Il est intéressant de noter que nombre de traditionnalistes catholiques (et même des lefbvristes intégristes) commencent ainsi à douter du bien-fondé de ces manifestations. Comme Jacques de Guillebon, catholique de sensibilité traditionnelle, qui publie une autre tribune au vitriol dans Nouvelles de France, intitulée « L’honneur des imbéciles ». « Je refuse, écrit-il, et je suis loin d’être le seul, et nous sommes très nombreux, qu’une poignée de défenseurs autoproclamés de l’honneur du Christ prenne en otage ma foi et ma confession. Ce spectacle lamentable de jeunes gens dépourvus de libre-arbitre autant qu’incapables de la moindre réflexion esthétique, qui défilent, grognent et insultent, en sus d’être lassant, ridiculise généralement l’intelligence catholique que vingt siècles ont construite. »

Plus révélateur encore, Yves Dadoual, membre de la « réacosphère » comme diraient certains médias, proche du Front national, a jeté un pavé dans la marre sur bon blog : « La pièce telle qu’elle a été jouée en Avignon, si j’en crois les comptes rendus de l’époque, était au mieux ambiguë (ou nihiliste), au pire blasphématoire. La pièce telle qu’elle est jouée à Paris, si j’en crois les comptes rendus de catholiques qui l’ont vue, est au pire ambiguë, au mieux profondément chrétienne. Si à la fin de la pièce le visage du Christ apparaît de nouveau, intact, il est difficile de ne pas voir que sa destruction est l’image de la Passion, suivie de la résurrection. Et le reste de la pièce, nonobstant l’obsession scatologique, est une parabole sentie de la condition humaine, car nous sommes en effet tous dans la merde, et nous tachons tout ce que nous touchons, sous le regard de Dieu, qui nous attend, qui attend même nos blasphèmes, ou nos doutes, mais qui est là, qui reste là, même quand nous avons tout démoli, et qui nous attend toujours. « Il n’a pas détourné sa face de moi, et quand j’ai crié vers lui il m’a exaucé. » Psaume 21, 6 (le psaume de la Passion, qui commence par ‘Mon Dieu, mon Dieu, pourquoi m’as-tu abandonné’). »

Dans la ligne de mire : Golgota Picnic

Un internaute écrivait dans un commentaire : « Le vrai courage, c’est de répondre chrétiennement, pas de chercher le triomphe personnel de la gloriole “je suis un martyr !”, mais de prendre le risque de se prendre une autre claque en faisant connaître le vrai visage du Christ. C’est leur présence au nom du catholicisme qui pollue voire empêche toute évangélisation. Quand je pense qu’un de mes élèves qui taperait “art et catholique” sur Google tomberait sur ces allumés, cela me fout en rogne.

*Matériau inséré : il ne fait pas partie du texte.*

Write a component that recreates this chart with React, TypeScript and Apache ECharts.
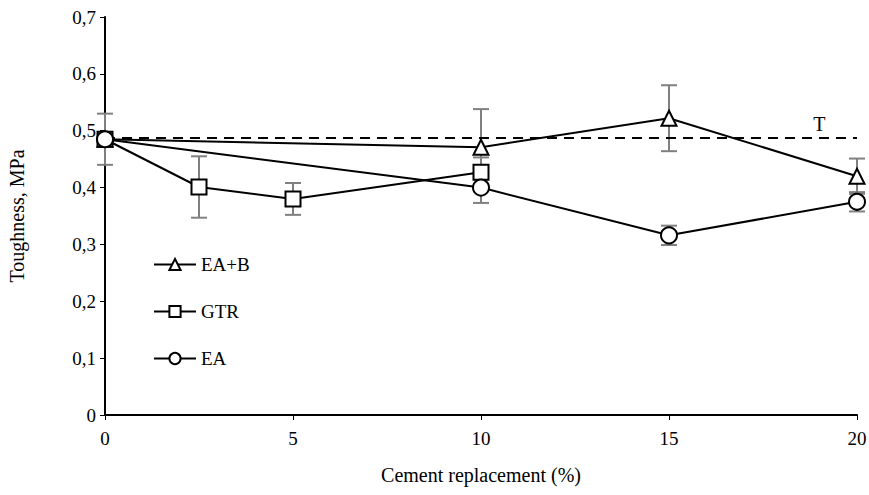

Ils sont l’exemple même (avec les grands patrons soi-disant catholiques) du contre-témoignage absolu. »

Aussi, j’aimerais lancer ce débat auprès de vous, amis lecteurs : qu’allons-nous faire pour réagir à Golgotta Pic nic, le mois prochain ?

Nous l’avons dit et nous persistons : si nous voulons que nos prochaines réserves ou revendications éventuelles soient entendues, il faudra agir différemment, sur un autre terrain que celui où veut nous emmener l’adversaire.

Cet autre paradigme est bien celui de l’évangélisation, dont l’âme est la charité. Une piste serait même la nouvelle évangélisation lancée par Jean-Paul II, poursuivie aujourd’hui avec Benoît XVI : quelle réponse adéquate donner aux épanchements du monde réel, de nos contemporains qui tous cherchent Dieu, souvent sans le savoir, ce fameux « Dieu inconnu » ?

Evangéliser par le théâtre, comme le font déjà de nombreux catholiques, doit être ici une priorité. Oui, l’urgence n’est pas de hurler quand l’art contemporain emprunte le visage du Christ pour y peindre sa Passion, mais d’annoncer cette Passion et cette Résurrection du Fils de Dieu, avec douceur et respect.